*Problem details*:
Select each line where the word "matplotlib" appears.

*Given data*:
****

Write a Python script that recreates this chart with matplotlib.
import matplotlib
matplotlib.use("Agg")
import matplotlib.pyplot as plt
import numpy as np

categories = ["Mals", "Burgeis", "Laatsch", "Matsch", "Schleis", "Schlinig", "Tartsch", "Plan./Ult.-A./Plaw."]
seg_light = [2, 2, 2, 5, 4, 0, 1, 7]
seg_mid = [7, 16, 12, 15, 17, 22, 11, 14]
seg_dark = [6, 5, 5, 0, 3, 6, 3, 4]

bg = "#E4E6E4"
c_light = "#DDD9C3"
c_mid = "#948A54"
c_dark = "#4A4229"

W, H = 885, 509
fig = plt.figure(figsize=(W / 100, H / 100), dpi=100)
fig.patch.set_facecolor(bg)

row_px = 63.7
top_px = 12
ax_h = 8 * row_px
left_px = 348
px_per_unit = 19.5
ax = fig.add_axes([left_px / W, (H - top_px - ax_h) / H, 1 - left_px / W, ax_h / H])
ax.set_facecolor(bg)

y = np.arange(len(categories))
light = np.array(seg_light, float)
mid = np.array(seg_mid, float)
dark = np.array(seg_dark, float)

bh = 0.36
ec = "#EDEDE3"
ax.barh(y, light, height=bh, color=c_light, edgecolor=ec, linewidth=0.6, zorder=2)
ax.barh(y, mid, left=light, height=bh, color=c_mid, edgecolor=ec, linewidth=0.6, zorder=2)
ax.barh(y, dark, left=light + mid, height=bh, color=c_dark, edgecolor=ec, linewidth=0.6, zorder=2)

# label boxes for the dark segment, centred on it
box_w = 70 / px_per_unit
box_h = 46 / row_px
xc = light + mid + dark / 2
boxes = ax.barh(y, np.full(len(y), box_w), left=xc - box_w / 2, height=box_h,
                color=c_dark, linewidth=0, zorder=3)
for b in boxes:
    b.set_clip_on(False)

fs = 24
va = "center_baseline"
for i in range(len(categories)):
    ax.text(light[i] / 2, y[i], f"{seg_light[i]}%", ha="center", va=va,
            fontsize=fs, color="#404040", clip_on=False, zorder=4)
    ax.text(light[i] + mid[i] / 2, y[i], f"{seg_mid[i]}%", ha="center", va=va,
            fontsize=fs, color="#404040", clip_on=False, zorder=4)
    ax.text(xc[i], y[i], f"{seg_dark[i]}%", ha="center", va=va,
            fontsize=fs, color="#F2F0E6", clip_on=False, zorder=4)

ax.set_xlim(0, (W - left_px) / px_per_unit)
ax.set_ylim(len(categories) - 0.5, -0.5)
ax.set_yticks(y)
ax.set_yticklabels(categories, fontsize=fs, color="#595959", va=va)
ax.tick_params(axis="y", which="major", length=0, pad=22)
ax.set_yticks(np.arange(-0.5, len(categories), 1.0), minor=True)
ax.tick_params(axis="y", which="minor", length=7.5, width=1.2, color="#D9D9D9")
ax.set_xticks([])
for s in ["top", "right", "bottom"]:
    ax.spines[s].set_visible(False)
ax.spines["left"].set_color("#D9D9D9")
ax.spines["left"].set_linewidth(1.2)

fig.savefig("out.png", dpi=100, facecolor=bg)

****

*Result of the task*:
Write a Python script that recreates this chart with matplotlib.
import matplotlib
matplotlib.use("Agg")
import matplotlib.pyplot as plt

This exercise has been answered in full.